- May 09
- 3 min read
Trump’s tariffs are unlikely to plunge the global economy into a Great Depression
Updated: May 11
As published in City AM Wednesday 9th May 2018
Written by Paul Ormerod, Cowry's Chief Economist and a visiting professor at University College, London, and author of Positive Linking: How Networks can Revolutionise the World.
The Trojans had to beware of Greeks bearing gifts.
In the same way, politicians need to be suspicious of petitions signed by economists.
The vast majority of the UK economics profession backed Project Fear, which predicted a rise in unemployment of half a million by the end of 2016. Instead, unemployment has fallen almost continuously since the Leave vote in June of that year.
In 1981, 364 economists signed up to urge Margaret Thatcher’s chancellor, Geoffrey Howe, to end austerity. No sooner was the ink dry than the economy started to boom.
The latest petition, on the face of it at least, should be taken more seriously.

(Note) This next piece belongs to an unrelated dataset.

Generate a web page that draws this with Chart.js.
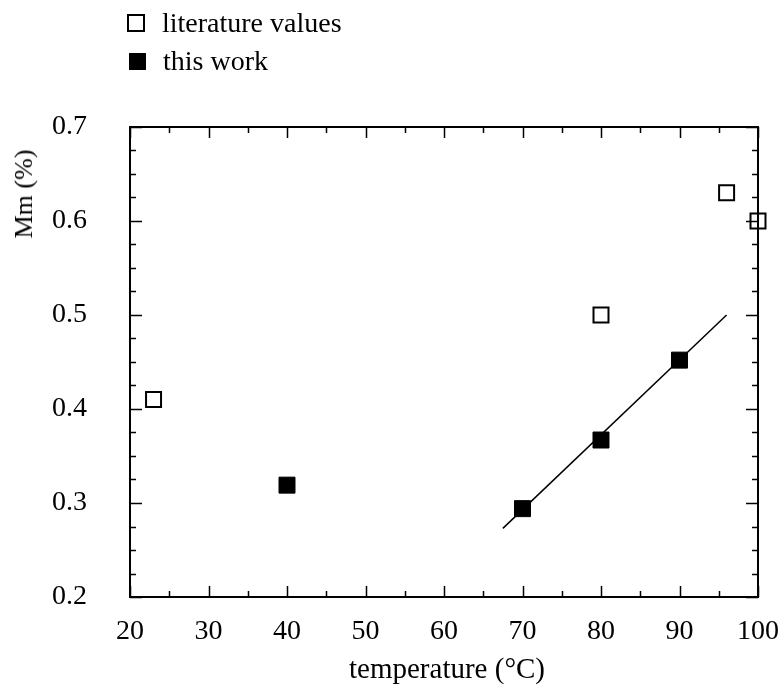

Over 1,000 American economists, including 14 Nobel Prize winners, have written to President Donald Trump. His trade policies, they claim, repeat the mistakes of the 1930s and threaten to plunge the world into another Great Depression.
It is a big claim to make. The financial crisis recession of the late 2000s was a mere blip by comparison – GDP in the US fell by four per cent. In the early 1930s, it dropped by over 20 per cent.
These economists cite the Smoot-Hawley Tariff Act of June 1930 as being a major cause of the massive recession. Output was already falling sharply in America. The claim is that the Act exacerbated the problem. It increased tariffs on over 20,000 types of products imported into the US, and was followed by a string of retaliatory measures across the world.
But the 1,140 economists – at the last count – who have signed the petition ignore a very well established result in economic theory. This is the so-called “theory of the second best”, published by Richard Lipsey and Kelvin Lancaster in 1956.
The economies of the west owe much of their success to the fact that they are market based. But they are not entirely the free market ideal of the economics textbooks. It might be thought that making them a bit more free market would make them even better. Conversely, taking them further away from the ideal, by imposing a trade tariff for example, would make things worse.
Lipsey and Lancaster showed that in general this result could not be demonstrated theoretically. It might be true. But only empirical evidence could show whether it was or not.
The petitioners should also look at a paper just published in the American Economic Association’s prestigious Journal of Economic Perspectives (JEP). Arnaud Costinot and Andre Rodriguez-Clare, of MIT and UCLA at Berkeley respectively, pose the question: what if America abolished all trade? Not just impose a tariff, but no trade at all.
Their detailed empirical evidence suggests that the effects are rather small. GDP would be between two and eight per cent less. A fall, it is true, but hardly one to generate such a furore over a policy, not of abolishing trade, but just making it that bit more expensive.
The JEP paper also shows, not surprisingly, that trade tends to widen inequality. The poor might lose out, even if the economy overall benefits.
President Trump seems to grasp the political importance of this.